=== BRIEF ===
Leave out the pictures and print only the lines from the one with "Output the web" through the one with "var labelColors = ['#ff1a1a', '#1aabab'];", exactly as they are.

=== THE DATA ===
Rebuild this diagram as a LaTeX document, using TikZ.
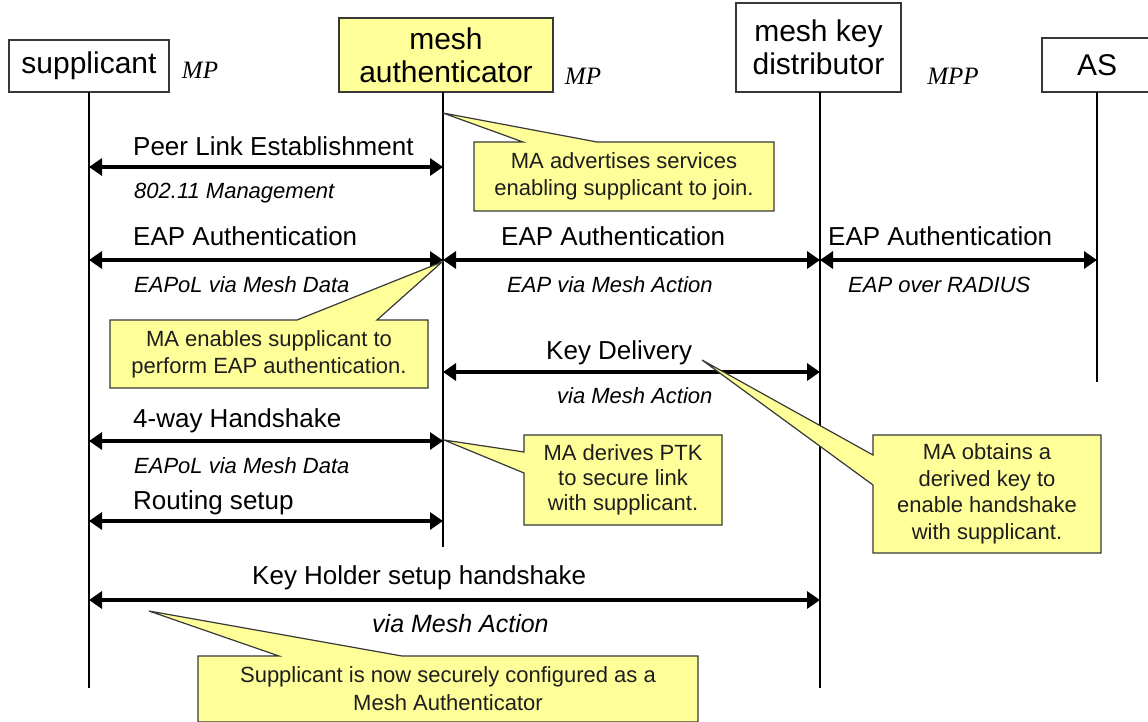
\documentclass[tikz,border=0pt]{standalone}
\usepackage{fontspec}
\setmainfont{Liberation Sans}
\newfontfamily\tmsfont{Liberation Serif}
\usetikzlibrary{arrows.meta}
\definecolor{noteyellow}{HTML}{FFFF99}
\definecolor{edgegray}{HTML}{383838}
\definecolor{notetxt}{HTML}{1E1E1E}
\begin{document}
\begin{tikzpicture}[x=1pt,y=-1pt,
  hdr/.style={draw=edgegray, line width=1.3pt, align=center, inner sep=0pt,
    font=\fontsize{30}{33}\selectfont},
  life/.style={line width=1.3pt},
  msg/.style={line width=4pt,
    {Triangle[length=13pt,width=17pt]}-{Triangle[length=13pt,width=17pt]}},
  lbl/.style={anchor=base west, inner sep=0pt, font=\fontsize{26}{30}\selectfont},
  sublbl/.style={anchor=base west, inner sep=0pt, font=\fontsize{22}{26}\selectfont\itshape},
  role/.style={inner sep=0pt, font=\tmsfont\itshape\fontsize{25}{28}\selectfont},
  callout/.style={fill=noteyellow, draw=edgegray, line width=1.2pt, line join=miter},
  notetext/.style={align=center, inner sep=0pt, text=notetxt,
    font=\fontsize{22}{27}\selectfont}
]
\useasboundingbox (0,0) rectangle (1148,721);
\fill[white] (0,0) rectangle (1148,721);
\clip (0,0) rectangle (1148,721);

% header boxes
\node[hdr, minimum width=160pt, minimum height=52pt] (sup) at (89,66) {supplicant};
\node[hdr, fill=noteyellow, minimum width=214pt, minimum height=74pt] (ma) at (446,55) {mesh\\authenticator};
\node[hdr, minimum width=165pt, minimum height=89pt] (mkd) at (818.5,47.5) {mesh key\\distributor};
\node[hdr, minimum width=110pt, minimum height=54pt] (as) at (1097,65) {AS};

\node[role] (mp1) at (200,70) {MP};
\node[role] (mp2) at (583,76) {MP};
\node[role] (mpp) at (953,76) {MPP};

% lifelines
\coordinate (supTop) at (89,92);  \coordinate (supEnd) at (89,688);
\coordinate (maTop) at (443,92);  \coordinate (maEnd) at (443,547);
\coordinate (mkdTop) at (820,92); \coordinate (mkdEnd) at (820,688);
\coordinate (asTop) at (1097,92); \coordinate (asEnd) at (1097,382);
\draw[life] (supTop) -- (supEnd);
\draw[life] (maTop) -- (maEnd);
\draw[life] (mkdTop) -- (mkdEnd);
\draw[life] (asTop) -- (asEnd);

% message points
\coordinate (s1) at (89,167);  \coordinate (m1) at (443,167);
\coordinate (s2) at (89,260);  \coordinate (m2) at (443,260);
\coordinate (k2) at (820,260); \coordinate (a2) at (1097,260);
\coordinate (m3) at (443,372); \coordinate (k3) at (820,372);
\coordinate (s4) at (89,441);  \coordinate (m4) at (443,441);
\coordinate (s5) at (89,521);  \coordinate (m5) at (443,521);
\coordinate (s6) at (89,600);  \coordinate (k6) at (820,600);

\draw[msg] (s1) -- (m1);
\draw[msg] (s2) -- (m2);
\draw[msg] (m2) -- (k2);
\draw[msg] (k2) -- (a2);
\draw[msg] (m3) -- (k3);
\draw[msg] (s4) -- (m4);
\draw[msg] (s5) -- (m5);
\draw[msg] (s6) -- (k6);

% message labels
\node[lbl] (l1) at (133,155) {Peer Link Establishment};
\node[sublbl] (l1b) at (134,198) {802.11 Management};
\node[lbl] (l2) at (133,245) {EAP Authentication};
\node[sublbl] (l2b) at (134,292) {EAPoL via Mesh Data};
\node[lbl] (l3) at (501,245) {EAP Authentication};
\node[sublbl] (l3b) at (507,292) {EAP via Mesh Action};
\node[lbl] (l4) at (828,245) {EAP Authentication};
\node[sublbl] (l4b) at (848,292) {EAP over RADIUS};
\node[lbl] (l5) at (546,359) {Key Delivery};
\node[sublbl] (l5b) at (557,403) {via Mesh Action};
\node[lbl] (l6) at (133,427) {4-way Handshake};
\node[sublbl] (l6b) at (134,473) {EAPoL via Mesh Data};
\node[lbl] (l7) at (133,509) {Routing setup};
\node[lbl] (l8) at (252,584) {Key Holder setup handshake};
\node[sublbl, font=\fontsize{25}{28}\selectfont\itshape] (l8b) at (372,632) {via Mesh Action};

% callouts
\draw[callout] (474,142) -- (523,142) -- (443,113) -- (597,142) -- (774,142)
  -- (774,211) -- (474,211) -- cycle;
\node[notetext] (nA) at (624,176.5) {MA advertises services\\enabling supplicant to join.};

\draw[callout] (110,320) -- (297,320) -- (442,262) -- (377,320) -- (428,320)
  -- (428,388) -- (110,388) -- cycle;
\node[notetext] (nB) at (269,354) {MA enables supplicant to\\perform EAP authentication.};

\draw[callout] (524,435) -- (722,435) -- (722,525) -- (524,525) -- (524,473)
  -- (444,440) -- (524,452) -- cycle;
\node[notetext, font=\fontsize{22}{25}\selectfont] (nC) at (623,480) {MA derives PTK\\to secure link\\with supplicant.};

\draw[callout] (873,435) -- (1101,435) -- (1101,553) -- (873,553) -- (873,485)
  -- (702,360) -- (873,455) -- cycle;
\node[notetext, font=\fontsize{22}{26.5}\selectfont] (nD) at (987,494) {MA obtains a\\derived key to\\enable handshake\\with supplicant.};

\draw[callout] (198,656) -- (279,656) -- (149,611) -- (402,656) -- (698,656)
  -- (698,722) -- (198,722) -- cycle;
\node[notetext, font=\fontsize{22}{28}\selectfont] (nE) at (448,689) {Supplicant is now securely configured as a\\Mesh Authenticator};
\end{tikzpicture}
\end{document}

--

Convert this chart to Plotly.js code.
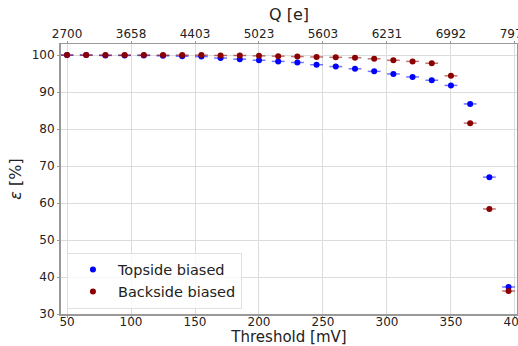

* * *

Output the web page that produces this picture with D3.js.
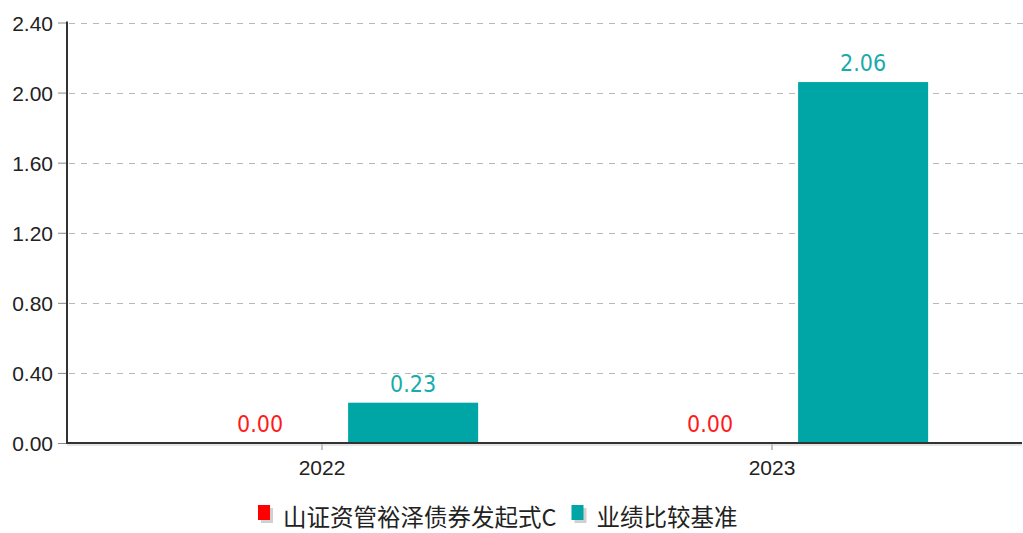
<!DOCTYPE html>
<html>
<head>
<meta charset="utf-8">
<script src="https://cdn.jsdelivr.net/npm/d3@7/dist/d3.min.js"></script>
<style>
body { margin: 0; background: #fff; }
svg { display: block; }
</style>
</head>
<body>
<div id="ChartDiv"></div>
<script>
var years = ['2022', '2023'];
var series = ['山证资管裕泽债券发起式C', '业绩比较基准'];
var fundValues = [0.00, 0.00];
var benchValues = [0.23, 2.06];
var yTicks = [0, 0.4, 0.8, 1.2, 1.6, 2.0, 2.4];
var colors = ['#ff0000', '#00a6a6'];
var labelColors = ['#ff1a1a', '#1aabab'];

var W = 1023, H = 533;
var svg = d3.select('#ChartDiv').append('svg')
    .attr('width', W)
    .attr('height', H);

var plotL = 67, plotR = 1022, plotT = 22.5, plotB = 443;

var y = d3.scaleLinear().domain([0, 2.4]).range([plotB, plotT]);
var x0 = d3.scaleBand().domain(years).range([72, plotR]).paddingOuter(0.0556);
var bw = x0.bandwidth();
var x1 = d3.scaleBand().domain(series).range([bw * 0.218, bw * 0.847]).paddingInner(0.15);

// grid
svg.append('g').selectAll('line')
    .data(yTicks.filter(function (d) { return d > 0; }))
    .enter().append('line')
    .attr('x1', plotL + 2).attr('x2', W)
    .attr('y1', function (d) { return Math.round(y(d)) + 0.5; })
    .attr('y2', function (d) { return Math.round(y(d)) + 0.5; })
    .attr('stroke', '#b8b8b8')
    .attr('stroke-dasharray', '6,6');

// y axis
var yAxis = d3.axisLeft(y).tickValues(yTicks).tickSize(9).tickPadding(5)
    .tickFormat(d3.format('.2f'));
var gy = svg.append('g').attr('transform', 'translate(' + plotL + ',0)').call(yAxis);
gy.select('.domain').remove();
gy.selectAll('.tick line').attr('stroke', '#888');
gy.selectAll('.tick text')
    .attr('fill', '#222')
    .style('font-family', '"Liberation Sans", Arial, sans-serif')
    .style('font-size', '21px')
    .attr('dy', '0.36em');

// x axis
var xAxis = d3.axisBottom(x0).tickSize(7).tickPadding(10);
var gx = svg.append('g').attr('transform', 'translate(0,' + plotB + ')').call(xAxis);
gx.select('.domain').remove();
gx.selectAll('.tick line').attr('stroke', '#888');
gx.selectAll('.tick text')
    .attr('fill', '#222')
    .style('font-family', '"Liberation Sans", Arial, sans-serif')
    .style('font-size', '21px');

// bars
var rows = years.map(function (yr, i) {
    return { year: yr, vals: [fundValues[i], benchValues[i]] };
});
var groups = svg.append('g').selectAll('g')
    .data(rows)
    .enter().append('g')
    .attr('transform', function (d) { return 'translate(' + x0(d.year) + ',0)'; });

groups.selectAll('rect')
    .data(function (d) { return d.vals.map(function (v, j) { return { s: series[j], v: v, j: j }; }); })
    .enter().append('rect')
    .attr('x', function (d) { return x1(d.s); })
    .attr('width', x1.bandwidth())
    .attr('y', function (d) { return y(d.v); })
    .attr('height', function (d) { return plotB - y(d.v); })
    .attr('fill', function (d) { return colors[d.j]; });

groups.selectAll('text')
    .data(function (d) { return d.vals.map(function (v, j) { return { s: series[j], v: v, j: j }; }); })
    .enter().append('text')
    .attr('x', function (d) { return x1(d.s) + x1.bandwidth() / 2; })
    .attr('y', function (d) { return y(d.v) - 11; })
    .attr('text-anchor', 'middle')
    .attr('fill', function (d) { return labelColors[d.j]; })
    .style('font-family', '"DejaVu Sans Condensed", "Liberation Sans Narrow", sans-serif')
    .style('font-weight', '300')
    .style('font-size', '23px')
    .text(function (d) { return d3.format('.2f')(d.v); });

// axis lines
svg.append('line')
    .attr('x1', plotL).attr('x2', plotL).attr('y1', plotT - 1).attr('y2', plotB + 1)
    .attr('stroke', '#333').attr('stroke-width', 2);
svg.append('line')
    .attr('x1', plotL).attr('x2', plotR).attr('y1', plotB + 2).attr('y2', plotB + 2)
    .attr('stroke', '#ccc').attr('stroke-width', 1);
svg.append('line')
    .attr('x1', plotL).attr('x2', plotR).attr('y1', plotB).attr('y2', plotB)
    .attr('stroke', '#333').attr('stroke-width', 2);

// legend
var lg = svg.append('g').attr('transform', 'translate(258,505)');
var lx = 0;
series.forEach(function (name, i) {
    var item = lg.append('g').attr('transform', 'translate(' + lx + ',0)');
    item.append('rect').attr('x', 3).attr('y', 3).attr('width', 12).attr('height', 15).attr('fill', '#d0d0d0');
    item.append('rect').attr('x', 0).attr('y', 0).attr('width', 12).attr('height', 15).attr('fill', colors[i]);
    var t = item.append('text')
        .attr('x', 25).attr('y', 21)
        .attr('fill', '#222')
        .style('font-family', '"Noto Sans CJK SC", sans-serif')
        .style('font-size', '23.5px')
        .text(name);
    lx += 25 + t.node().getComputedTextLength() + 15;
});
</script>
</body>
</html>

=== FULL RESPONSE ===
Output the web page that produces this picture with D3.js.
<!DOCTYPE html>
<html>
<head>
<meta charset="utf-8">
<script src="https://cdn.jsdelivr.net/npm/d3@7/dist/d3.min.js"></script>
<style>
body { margin: 0; background: #fff; }
svg { display: block; }
</style>
</head>
<body>
<div id="ChartDiv"></div>
<script>
var years = ['2022', '2023'];
var series = ['山证资管裕泽债券发起式C', '业绩比较基准'];
var fundValues = [0.00, 0.00];
var benchValues = [0.23, 2.06];
var yTicks = [0, 0.4, 0.8, 1.2, 1.6, 2.0, 2.4];
var colors = ['#ff0000', '#00a6a6'];
var labelColors = ['#ff1a1a', '#1aabab'];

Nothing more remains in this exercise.